To prepare pulut tetal, the glutinous rice has to be soaked for at least two hours before it is steamed. Then, the rice is mixed with coconut milk, salt and sugar and left alone for an hour before it is steamed a second time.

The juice of the butterfly pea flower is then added to the mixture which is then transferred to a tray or, in the case of Rosmawati, a special wooden box lined with a banana leaf. To get a firm, smooth and beautiful texture, the rice has to be pressed with the hands while it is still hot and steaming.


Pulut tetal can be eaten with seri kaya, rendang or asam pedas. --fotoBERNAMA (2021) ALL RIGHTS RESERVED

“If the glutinous rice is not hot, it will not stick well… this is because when the rice becomes dry it will become less sticky,” said Rosmawati, who leaves the pressed glutinous rice inside the wooden box for at least eight hours before serving.

Meanwhile, Tourism, Arts and Culture Minister Datuk Seri Nancy Shukri praised the efforts taken by individuals to popularise Malaysian traditional delicacies that are nearing extinction.
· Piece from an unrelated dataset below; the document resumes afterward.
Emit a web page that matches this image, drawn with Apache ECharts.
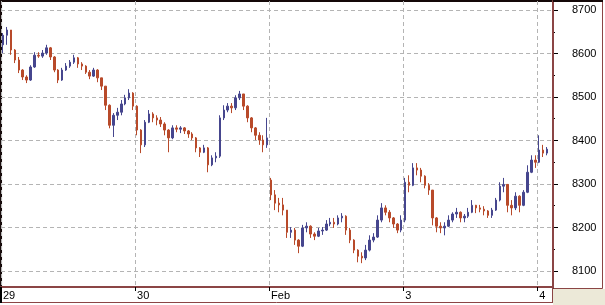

She said the heritage food industry has the potential to be developed for the tourism market and can be highlighted in promotions aimed at attracting tourists to Malaysia.  

“Like Pulut Tetal Nyonya Zubaidah which has succeeded in placing a heritage food as its main product, my ministry is confident that the 212 other food items given national heritage status also have potential to be highlighted by food entrepreneurs,” she told Bernama in a statement recently.

 Pointing to Sarawak’s traditional kuih bahulu and layer cake, which are also listed as heritage foods, Nancy said the two items have been commercialised widely and are highly sought after in the market.

She also said that her ministry is always open to providing full support to entrepreneurs who wish to embark on a business involving heritage food and are in need of aid, advisory services, expertise and further information on heritage food items, including those on the verge of becoming extinct. 

She hoped the support extended by the ministry will encourage more food-based entrepreneurs, chefs, local restaurant operators and hotels to serve heritage dishes at their respective premises.